Early signs of RP include loss of photoreceptors and changes in retinal vessels, especially thinning of small vessels and capillaries that are likely to develop in the inner retinal layers. Actually, conventional flood-illuminated imaging does not allow for axial resolution, even if AO is used in the AO-fundus camera RTX1 to correct aberrations, but the contrast is still reduced by light scattered from other retinal layers. Therefore, the AOSLO has the confocal pinhole for axial sectioning, which allows only light from near the plane of best focus to get imaged. Corresponding images of three retinal layers of this RP patient are shown in Fig. 12, and the sections reveal different retinal surfaces 1.8-deg superior to the fovea. Typical images of photoreceptor in Fig. 12(a) indicated that photoreceptors or pigments are concentrated in the front of the blood vessels, covering part of the blood vessels, or along the blood vessels, and most of them are found in the branches of the blood vessels (red-labeled ellipse areas). In contrast to an image where the focus is set to the photoreceptor layer, most vessels appear bright in Figs. 12(c) and 12(d) with the focus set to the superficial layers, because light from the highly scattering blood constituents and light reflection from the top vessel wall can now be collected by the confocal pinhole for imaging. In general, very small capillaries [size similar to the cone photoreceptors, which have been indicated by the red arrows in Figs. 12(c) and 12(d)] can be resolved with the axial section, and these characteristics can be observed to provide more information for retina pathology.
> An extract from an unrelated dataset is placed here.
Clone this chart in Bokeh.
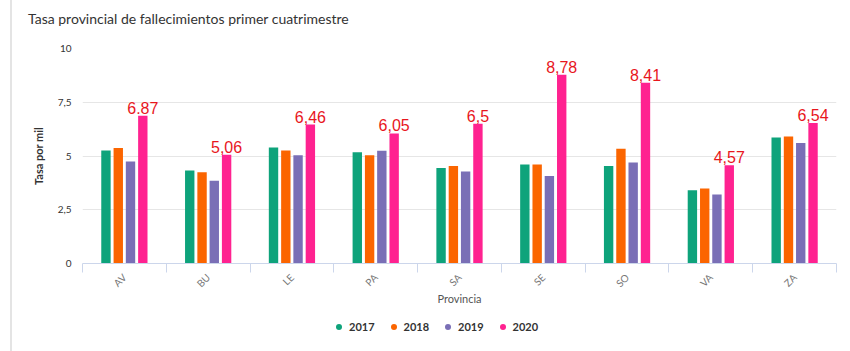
from bokeh.plotting import figure
from bokeh.layouts import column
from bokeh.models import (ColumnDataSource, FixedTicker, Legend, LegendItem, LabelSet, Div)
from bokeh.core.properties import value
from bokeh.embed import file_html
from bokeh.resources import INLINE

title_text = "Tasa provincial de fallecimientos primer cuatrimestre"
provincias = ["AV", "BU", "LE", "PA", "SA", "SE", "SO", "VA", "ZA"]
years = ["2017", "2018", "2019", "2020"]
v2017 = [5.26, 4.33, 5.40, 5.17, 4.44, 4.61, 4.53, 3.41, 5.86]
v2018 = [5.37, 4.25, 5.26, 5.03, 4.53, 4.61, 5.34, 3.49, 5.91]
v2019 = [4.75, 3.85, 5.04, 5.25, 4.28, 4.07, 4.70, 3.21, 5.60]
v2020 = [6.87, 5.06, 6.46, 6.05, 6.50, 8.78, 8.41, 4.57, 6.54]
labels2020 = ["6.87", "5,06", "6,46", "6,05", "6,5", "8,78", "8,41", "4,57", "6,54"]
y_ticks = [0, 2.5, 5, 7.5, 10]
y_tick_labels = ["0", "2,5", "5", "7,5", "10"]

series = [v2017, v2018, v2019, v2020]
colors = ["#0ea37b", "#fb6500", "#7a6fb6", "#ff2290"]
offsets = [-0.22, -0.073, 0.073, 0.22]

W = 850
H_TITLE, H_MAIN, H_LEG = 30, 281, 40

title_div = Div(text='<div style="padding:9px 0 0 28px;font-family:Lato;font-size:14px;'
                     'color:#333333;white-space:nowrap;">' + title_text + '</div>',
                width=W, height=H_TITLE, margin=0)

p = figure(width=W, height=H_MAIN, output_backend="svg", toolbar_location=None,
           x_range=(0, len(provincias)), y_range=(0, 10),
           min_border_left=82, min_border_right=14, min_border_top=18, min_border_bottom=48)
p.outline_line_color = None
p.background_fill_color = "white"
p.border_fill_alpha = 0

centers = [i + 0.5 for i in range(len(provincias))]
for vals, col, off, yr in zip(series, colors, offsets, years):
    src = ColumnDataSource(dict(x=[c + off for c in centers], top=vals))
    p.vbar(x="x", top="top", width=0.112, source=src, fill_color=col, line_color=None)

# data labels on 2020
lsrc = ColumnDataSource(dict(x=[c + offsets[3] for c in centers], y=v2020, t=labels2020))
p.add_layout(LabelSet(x="x", y="y", text="t", source=lsrc, y_offset=2,
                      text_align="center", text_baseline="bottom",
                      text_font=value("Liberation Sans"), text_font_size=value("16px"),
                      text_color="#e8161d"))

# x axis
xa = p.xaxis[0]
xa.ticker = FixedTicker(ticks=centers, minor_ticks=list(range(len(provincias) + 1)))
xa.major_label_overrides = {c: n for c, n in zip(centers, provincias)}
xa.major_tick_out = 0
xa.major_tick_in = 0
xa.minor_tick_out = 9
xa.minor_tick_in = 0
xa.minor_tick_line_color = "#ccd6eb"
xa.axis_line_color = "#ccd6eb"
xa.major_label_orientation = 0.785
xa.major_label_text_font = "Lato"
xa.major_label_text_font_size = "10px"
xa.major_label_text_color = "#777777"
xa.major_label_standoff = 3
xa.axis_label = "Provincia"
xa.axis_label_text_font = "Lato"
xa.axis_label_text_font_size = "11px"
xa.axis_label_text_font_style = "normal"
xa.axis_label_text_color = "#555555"
xa.axis_label_standoff = -5

# y axis
ya = p.yaxis[0]
ya.ticker = FixedTicker(ticks=y_ticks)
ya.major_label_overrides = {t: l for t, l in zip(y_ticks, y_tick_labels)}
ya.axis_line_color = None
ya.major_tick_out = 0
ya.major_tick_in = 0
ya.minor_tick_out = 0
ya.minor_tick_in = 0
ya.major_label_text_font = "Lato"
ya.major_label_text_font_size = "10px"
ya.major_label_text_color = "#333333"
ya.major_label_standoff = 11
ya.axis_label = "Tasa por mil"
ya.axis_label_text_font = "Lato"
ya.axis_label_text_font_size = "11px"
ya.axis_label_text_font_style = "bold"
ya.axis_label_text_color = "#333333"
ya.axis_label_standoff = 10

p.xgrid.grid_line_color = None
p.ygrid.grid_line_color = "#e6e6e6"
p.ygrid.ticker = FixedTicker(ticks=y_ticks)

# legend figure
lf = figure(width=W, height=H_LEG, output_backend="svg", toolbar_location=None,
            x_range=(0, 1), y_range=(0, 1), x_axis_type=None, y_axis_type=None,
            min_border=0)
lf.outline_line_color = None
lf.border_fill_alpha = 0
lf.background_fill_alpha = 0
lf.xgrid.visible = False
lf.ygrid.visible = False
items = []
for col, yr in zip(colors, years):
    r = lf.scatter(x=[-10], y=[-10], marker="circle", size=10, fill_color=col, line_color=None)
    items.append(LegendItem(label=yr, renderers=[r]))
leg = Legend(items=items, orientation="horizontal", location=(249, 17),
             label_text_font="Lato", label_text_font_style="bold", label_text_font_size="11px",
             label_text_color="#333333", glyph_width=15, glyph_height=15,
             label_standoff=3, spacing=11, padding=0, margin=0,
             border_line_color=None, background_fill_alpha=0)
lf.add_layout(leg, "center")

layout = column(title_div, p, lf, spacing=0)
layout.styles = {"background": "linear-gradient(to right, white 10px, #e4e4e4 10px, "
                               "#e4e4e4 12px, white 12px)"}

open("out.html", "w").write(file_html(layout, INLINE))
In addition, it should be noted that RP causes a narrowing of retinal vessels (indicated by red lines) in inner layers of Fig. 12(c).

Fig. 12

Retinal images acquired at several retinal depths of the RP patient in Fig. 10. (a) Photoreceptor layer (overlaid in red-labeled ellipse are the photoreceptors or pigments concentrations that were manually segmented by several experienced doctors). (b) Between photoreceptor and blood vessel layers. (c) Blood vessel layer (overlaid in red arrows are small capillaries with size similar to the cone photoreceptors, and red lines are added to indicate a narrowing of retinal vessels cause by RP). (d) Nerve fiber layer (overlaid in red arrows are small capillaries with size similar to the cone photoreceptors). The scale bar is 50 μm.

High-resolution and high-contrast imaging of several retinal layers can be achieved using this AOSLO, and small vessels can be resolved to provide more information for pathology. In practice, the added refractive power for axial sectioning were $-0.1\mu \mathrm{m}$ (0.09D), $-0.2\mu \mathrm{m}$ (0.25D), $-0.5\mu \mathrm{m}$ (0.58D), and $-0.8\mu \mathrm{m}$ (0.9D), respectively, for these images in Fig. 12. The estimated thickness between the photoreceptor layer and the nerve fiber layer was $\sim 215\mu \mathrm{m}$. In general, the axial sections of RP appear a little dark and show typically weak contrast (retinal images in Fig. 12 have been promoted in intensity), which is due to the weak scattering of light for AO imaging and can be greatly increased through an offset pinhole configuration⁴⁸ or through a fluorescein angiography AOSLO setup in the future work.